> _The task_: Without including any images, repeat the data exactly.

# start of Information supplied

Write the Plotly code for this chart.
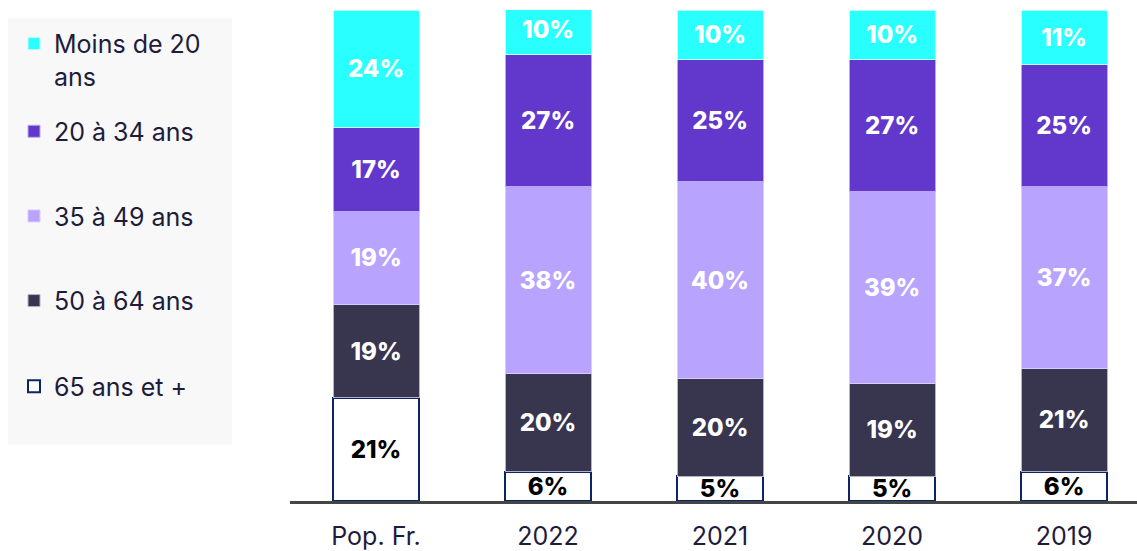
import plotly.graph_objects as go

# Categories and shares (%) per age band
categories = ["Pop. Fr.", "2022", "2021", "2020", "2019"]
age_bands = ["65 ans et +", "50 à 64 ans", "35 à 49 ans", "20 à 34 ans", "Moins de 20<br>ans"]
plus_65 = [21, 6, 5, 5, 6]
age_50_64 = [19, 20, 20, 19, 21]
age_35_49 = [19, 38, 40, 39, 37]
age_20_34 = [17, 27, 25, 27, 25]
under_20 = [24, 10, 10, 10, 11]

series = [plus_65, age_50_64, age_35_49, age_20_34, under_20]
fills = ["#FFFFFF", "#38364F", "#B8A3FF", "#6237CC", "#29FFFF"]
edges = ["#0B2466", "#B4B2C8", "#D8CCFF", "#B9A8EE", "#B8FFFF"]
edge_w = [2, 1, 1, 1, 1]
text_cols = ["#000000", "#FFFFFF", "#FFFFFF", "#FFFFFF", "#FFFFFF"]

FONT = "Inter"
INK = "#1E1C3A"

# Plot area spans y = 10..503 px, x = 290..1137 px
def py(p):
    return (503 - p) / 493

def px(p):
    return (p - 290) / 847

legend_centers = [388, 302, 217, 132, 60]

fig = go.Figure()
for i, (name, vals) in enumerate(zip(age_bands, series)):
    fig.add_trace(go.Bar(
        x=categories,
        y=vals,
        name=name,
        legend="legend" if i == 0 else f"legend{i + 1}",
        marker=dict(color=fills[i], line=dict(color=edges[i], width=edge_w[i])),
        text=[f"{v}%" for v in vals],
        textposition="inside",
        insidetextanchor="middle",
        textangle=0,
        constraintext="none",
        textfont=dict(family=FONT, size=24, color=text_cols[i], weight=800),
        hoverinfo="skip",
    ))

legends = {}
for i, yc in enumerate(legend_centers):
    key = "legend" if i == 0 else f"legend{i + 1}"
    legends[key] = dict(
        x=px(14), xanchor="left",
        y=py(yc), yanchor="middle",
        bgcolor="rgba(0,0,0,0)",
        font=dict(family=FONT, size=25, color=INK),
        valign="top",
        itemclick=False, itemdoubleclick=False,
    )

fig.update_layout(
    width=1137, height=551,
    margin=dict(l=290, r=0, t=10, b=48),
    paper_bgcolor="white",
    plot_bgcolor="white",
    barmode="stack",
    bargap=0.5,
    uniformtext=dict(minsize=24, mode="show"),
    showlegend=True,
    xaxis=dict(
        range=[-0.5, 4.424],
        showgrid=False, zeroline=False,
        showline=True, linecolor="#454545", linewidth=3,
        ticks="", ticklabelstandoff=11,
        tickfont=dict(family=FONT, size=25, color=INK),
        fixedrange=True,
    ),
    yaxis=dict(range=[0, 100], visible=False, fixedrange=True),
    shapes=[dict(
        type="rect", xref="paper", yref="paper",
        x0=px(8), x1=px(232), y0=py(446), y1=py(18),
        fillcolor="#F8F8F8", line=dict(width=0), layer="below",
    )],
    **legends,
)

fig.write_html("out.html")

# end of Information supplied

> _Solution to this exercise_:
Write the Plotly code for this chart.
import plotly.graph_objects as go

# Categories and shares (%) per age band
categories = ["Pop. Fr.", "2022", "2021", "2020", "2019"]
age_bands = ["65 ans et +", "50 à 64 ans", "35 à 49 ans", "20 à 34 ans", "Moins de 20<br>ans"]
plus_65 = [21, 6, 5, 5, 6]
age_50_64 = [19, 20, 20, 19, 21]
age_35_49 = [19, 38, 40, 39, 37]
age_20_34 = [17, 27, 25, 27, 25]
under_20 = [24, 10, 10, 10, 11]

series = [plus_65, age_50_64, age_35_49, age_20_34, under_20]
fills = ["#FFFFFF", "#38364F", "#B8A3FF", "#6237CC", "#29FFFF"]
edges = ["#0B2466", "#B4B2C8", "#D8CCFF", "#B9A8EE", "#B8FFFF"]
edge_w = [2, 1, 1, 1, 1]
text_cols = ["#000000", "#FFFFFF", "#FFFFFF", "#FFFFFF", "#FFFFFF"]

FONT = "Inter"
INK = "#1E1C3A"

# Plot area spans y = 10..503 px, x = 290..1137 px
def py(p):
    return (503 - p) / 493

def px(p):
    return (p - 290) / 847

legend_centers = [388, 302, 217, 132, 60]

fig = go.Figure()
for i, (name, vals) in enumerate(zip(age_bands, series)):
    fig.add_trace(go.Bar(
        x=categories,
        y=vals,
        name=name,
        legend="legend" if i == 0 else f"legend{i + 1}",
        marker=dict(color=fills[i], line=dict(color=edges[i], width=edge_w[i])),
        text=[f"{v}%" for v in vals],
        textposition="inside",
        insidetextanchor="middle",
        textangle=0,
        constraintext="none",
        textfont=dict(family=FONT, size=24, color=text_cols[i], weight=800),
        hoverinfo="skip",
    ))

legends = {}
for i, yc in enumerate(legend_centers):
    key = "legend" if i == 0 else f"legend{i + 1}"
    legends[key] = dict(
        x=px(14), xanchor="left",
        y=py(yc), yanchor="middle",
        bgcolor="rgba(0,0,0,0)",
        font=dict(family=FONT, size=25, color=INK),
        valign="top",
        itemclick=False, itemdoubleclick=False,
    )

fig.update_layout(
    width=1137, height=551,
    margin=dict(l=290, r=0, t=10, b=48),
    paper_bgcolor="white",
    plot_bgcolor="white",
    barmode="stack",
    bargap=0.5,
    uniformtext=dict(minsize=24, mode="show"),
    showlegend=True,
    xaxis=dict(
        range=[-0.5, 4.424],
        showgrid=False, zeroline=False,
        showline=True, linecolor="#454545", linewidth=3,
        ticks="", ticklabelstandoff=11,
        tickfont=dict(family=FONT, size=25, color=INK),
        fixedrange=True,
    ),
    yaxis=dict(range=[0, 100], visible=False, fixedrange=True),
    shapes=[dict(
        type="rect", xref="paper", yref="paper",
        x0=px(8), x1=px(232), y0=py(446), y1=py(18),
        fillcolor="#F8F8F8", line=dict(width=0), layer="below",
    )],
    **legends,
)

fig.write_html("out.html")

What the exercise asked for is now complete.